Records to use:

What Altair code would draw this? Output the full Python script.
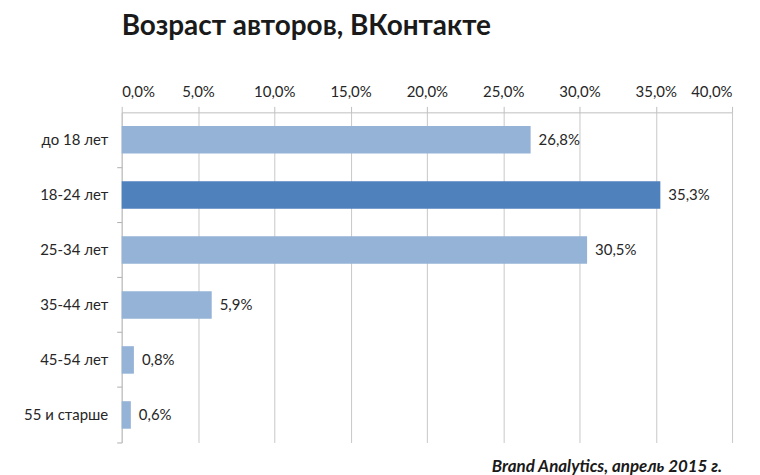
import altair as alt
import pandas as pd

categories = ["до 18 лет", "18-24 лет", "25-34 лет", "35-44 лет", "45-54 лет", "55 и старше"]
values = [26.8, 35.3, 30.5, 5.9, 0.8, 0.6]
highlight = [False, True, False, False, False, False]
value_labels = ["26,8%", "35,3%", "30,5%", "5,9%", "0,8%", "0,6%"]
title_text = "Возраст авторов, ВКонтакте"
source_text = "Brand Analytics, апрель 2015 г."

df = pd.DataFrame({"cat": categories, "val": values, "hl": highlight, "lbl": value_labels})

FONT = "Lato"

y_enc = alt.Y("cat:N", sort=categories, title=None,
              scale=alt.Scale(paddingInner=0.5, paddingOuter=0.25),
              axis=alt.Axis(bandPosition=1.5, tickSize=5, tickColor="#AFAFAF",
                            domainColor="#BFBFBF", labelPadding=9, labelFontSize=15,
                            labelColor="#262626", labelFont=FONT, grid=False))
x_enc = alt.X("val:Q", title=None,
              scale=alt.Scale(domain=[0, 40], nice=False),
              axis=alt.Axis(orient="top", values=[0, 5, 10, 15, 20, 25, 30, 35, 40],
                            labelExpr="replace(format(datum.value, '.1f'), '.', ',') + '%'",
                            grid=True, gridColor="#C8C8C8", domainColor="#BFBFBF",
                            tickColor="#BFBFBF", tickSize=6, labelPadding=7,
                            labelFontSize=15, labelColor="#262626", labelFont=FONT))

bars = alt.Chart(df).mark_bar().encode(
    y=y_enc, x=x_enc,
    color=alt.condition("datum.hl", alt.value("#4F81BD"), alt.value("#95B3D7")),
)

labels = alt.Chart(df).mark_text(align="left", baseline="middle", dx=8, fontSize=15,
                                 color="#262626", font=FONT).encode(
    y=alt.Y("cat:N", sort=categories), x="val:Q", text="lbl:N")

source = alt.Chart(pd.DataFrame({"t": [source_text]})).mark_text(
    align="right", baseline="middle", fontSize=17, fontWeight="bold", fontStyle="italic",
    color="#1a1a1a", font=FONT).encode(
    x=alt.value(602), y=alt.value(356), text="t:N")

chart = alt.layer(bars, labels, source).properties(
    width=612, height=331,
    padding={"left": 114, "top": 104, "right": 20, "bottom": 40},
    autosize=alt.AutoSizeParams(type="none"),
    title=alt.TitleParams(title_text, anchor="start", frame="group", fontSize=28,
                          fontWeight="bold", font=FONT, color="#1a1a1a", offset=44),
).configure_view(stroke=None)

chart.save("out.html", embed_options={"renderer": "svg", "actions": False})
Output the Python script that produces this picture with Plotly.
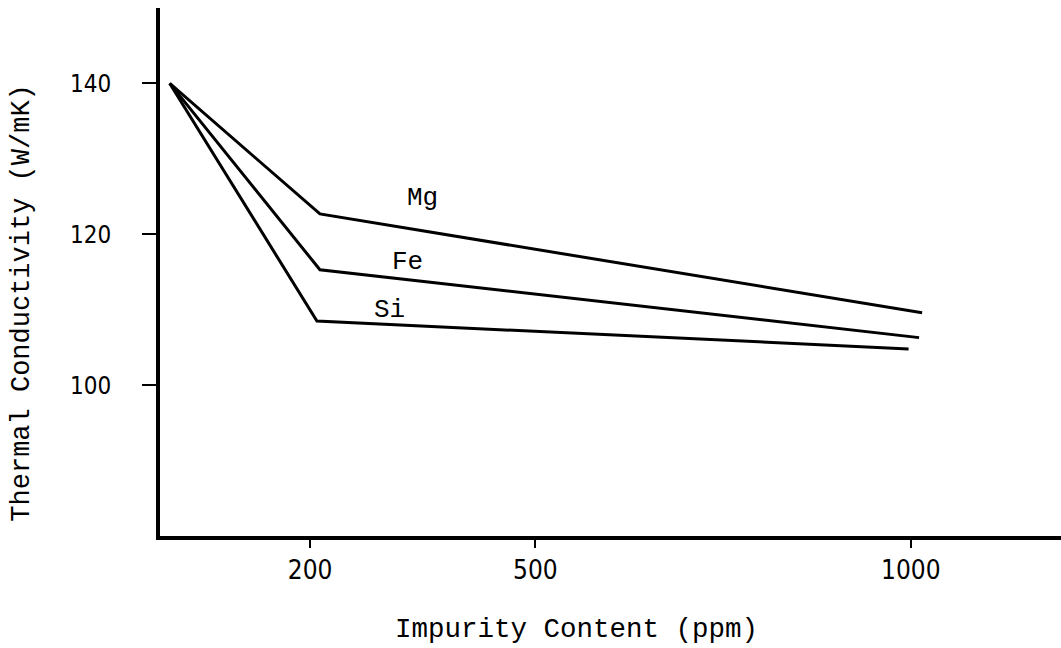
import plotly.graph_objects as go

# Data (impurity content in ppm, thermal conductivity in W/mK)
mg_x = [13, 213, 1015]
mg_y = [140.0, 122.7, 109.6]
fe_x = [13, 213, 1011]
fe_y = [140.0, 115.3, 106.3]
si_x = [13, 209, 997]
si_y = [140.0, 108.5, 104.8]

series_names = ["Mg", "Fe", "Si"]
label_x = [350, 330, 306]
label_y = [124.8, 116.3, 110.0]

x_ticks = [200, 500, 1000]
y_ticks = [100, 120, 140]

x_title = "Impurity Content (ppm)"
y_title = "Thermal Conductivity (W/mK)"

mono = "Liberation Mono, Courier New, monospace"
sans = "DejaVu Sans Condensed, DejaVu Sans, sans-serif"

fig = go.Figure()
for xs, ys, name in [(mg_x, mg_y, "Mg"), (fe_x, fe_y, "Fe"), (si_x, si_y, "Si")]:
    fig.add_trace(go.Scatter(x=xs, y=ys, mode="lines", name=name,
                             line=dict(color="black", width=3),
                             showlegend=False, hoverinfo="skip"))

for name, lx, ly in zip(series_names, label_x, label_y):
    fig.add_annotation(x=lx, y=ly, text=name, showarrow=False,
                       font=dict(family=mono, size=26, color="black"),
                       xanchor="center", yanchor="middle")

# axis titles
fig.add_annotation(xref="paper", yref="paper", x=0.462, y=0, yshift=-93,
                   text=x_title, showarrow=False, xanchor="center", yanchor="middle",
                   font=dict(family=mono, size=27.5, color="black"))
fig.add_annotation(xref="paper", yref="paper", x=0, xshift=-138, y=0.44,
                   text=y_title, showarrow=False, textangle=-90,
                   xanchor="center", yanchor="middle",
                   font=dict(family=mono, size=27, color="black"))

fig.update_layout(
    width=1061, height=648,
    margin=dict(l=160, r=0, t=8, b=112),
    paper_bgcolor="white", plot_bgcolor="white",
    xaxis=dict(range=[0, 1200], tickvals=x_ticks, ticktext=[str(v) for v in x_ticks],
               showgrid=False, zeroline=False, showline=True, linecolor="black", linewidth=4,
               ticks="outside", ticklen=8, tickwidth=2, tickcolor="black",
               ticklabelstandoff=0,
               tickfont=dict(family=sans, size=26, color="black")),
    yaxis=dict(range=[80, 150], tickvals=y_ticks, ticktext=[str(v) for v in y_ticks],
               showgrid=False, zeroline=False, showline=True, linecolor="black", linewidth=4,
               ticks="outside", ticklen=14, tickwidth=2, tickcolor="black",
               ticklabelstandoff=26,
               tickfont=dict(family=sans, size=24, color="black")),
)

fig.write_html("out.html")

Written instruction: Quote only what lies between the first line of the records and the line containing "import pandas as pd", please, including both lines and excluding images.

Written reply:
What Altair code would draw this? Output the full Python script.
import altair as alt
import pandas as pd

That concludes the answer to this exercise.